Africa Union Commission

Researchers at a virtual meeting on Funding and Investing in Research and Innovation for Health in Africa, has called on continental leaders to invest in innovation and research for development to catalyse rapid socio-economic development.

They lamented the non-adherence to the Africa Union Commission’s directive for the Head of States to commit one percent of their Gross Domestic Product (GDP) to fund Research for Development (R&D) as exacerbating the low levels of impact for research.

The discussants said the lack of political will to commit funding to research was evident in the increasing burden of diseases on the continent, which needed aggressive approaches towards achieving the Sustainable Development Goals especially Goal 3.

The meeting was themed, “The Rhetoric to Fund Research by Africa’s Governments must Stop: Raising a New Voice for Improving the Continent’s Health Challenges over the Next Generation.”
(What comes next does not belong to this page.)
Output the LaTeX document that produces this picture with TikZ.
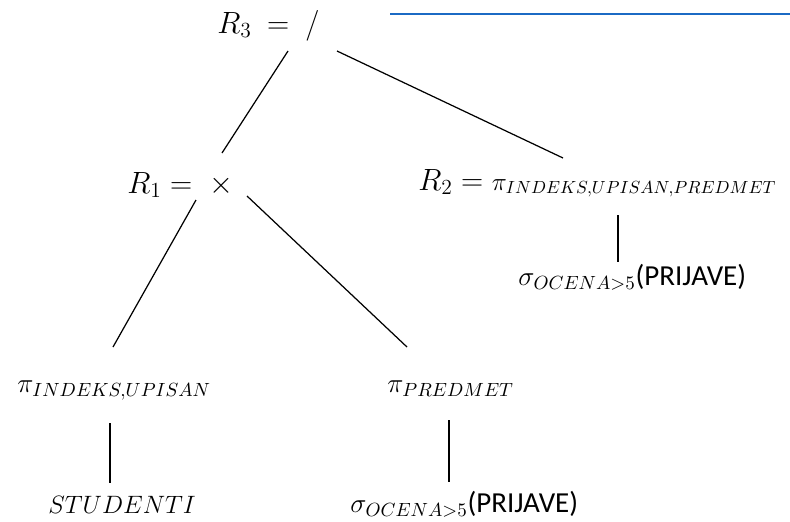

Professor John Gyapong, Vice-Chancellor, University of Health and Allied Sciences (UHAS) called for a new paradigm shift for research funding that combines ownership, partnership, and sustainable national capacity building for development.

He explained that policy tended not to prioritize R&D, when Africa currently consumes 11 percent of the global population but contributed 25 percent of the global burden of Diseases with per capita expenditure on research posting abysmal low figures.

The Vice-Chancellor said it was invigorating that an R&D Bill was finally in Parliament, which was expected to be passed soon to chart a new pathway on how research should be funded.

He urged the different University groupings to shop for higher research funding to push to notch higher.

He said socio-economic actualisation and the impact of R&D were intrinsically linked and urged Africa to look at research as a panacea for rapid development referencing the Coronavirus pandemic as an example.

Dr Joseph Okeibunor, World Health Organisation, Africa Regional Office noted different countries were charting different pathways and called for harnessing of these synergies to leapfrog the aspirations of the population.

He said the COVID-19 pandemic offered a turning point for increasing support for research and development in an integrated and pragmatic manner.

He said it was time to pursue sustainable research in all spheres and suggested the establishment of National Multidisciplinary Science and Research Committees across the continent to champion R&D and directing African leaders to build resilient research infrastructure to contain future pandemics.

Prof Hannah Akuffo, Senior Research Advisor, Swedish Development Cooperation Agency (SIDA) said African governments needed to prioritise ‘putting money on the table to fund research for development’ adding, “training a researcher must translate into allowing them to take a constructive and decisive lead in decision making towards accelerated development.”

She said Universities should evolve mechanisms to reward innovative research that has the capacity to turn development around the continental resources noting that ‘research outputs influences development positively.’

She called on Ghana to join Science Granting Councils and play more advocacy in that perspective.

Dr Martin Amogre Ayanore, Acting Head, Department of Health Policy Planning and Management, School of Public Health said there was a huge puzzle to be solved and this could only be done through national funding regimes for research.

The two-day convening was organised by the UHAS under the auspices of the Health Systems Global (HSG).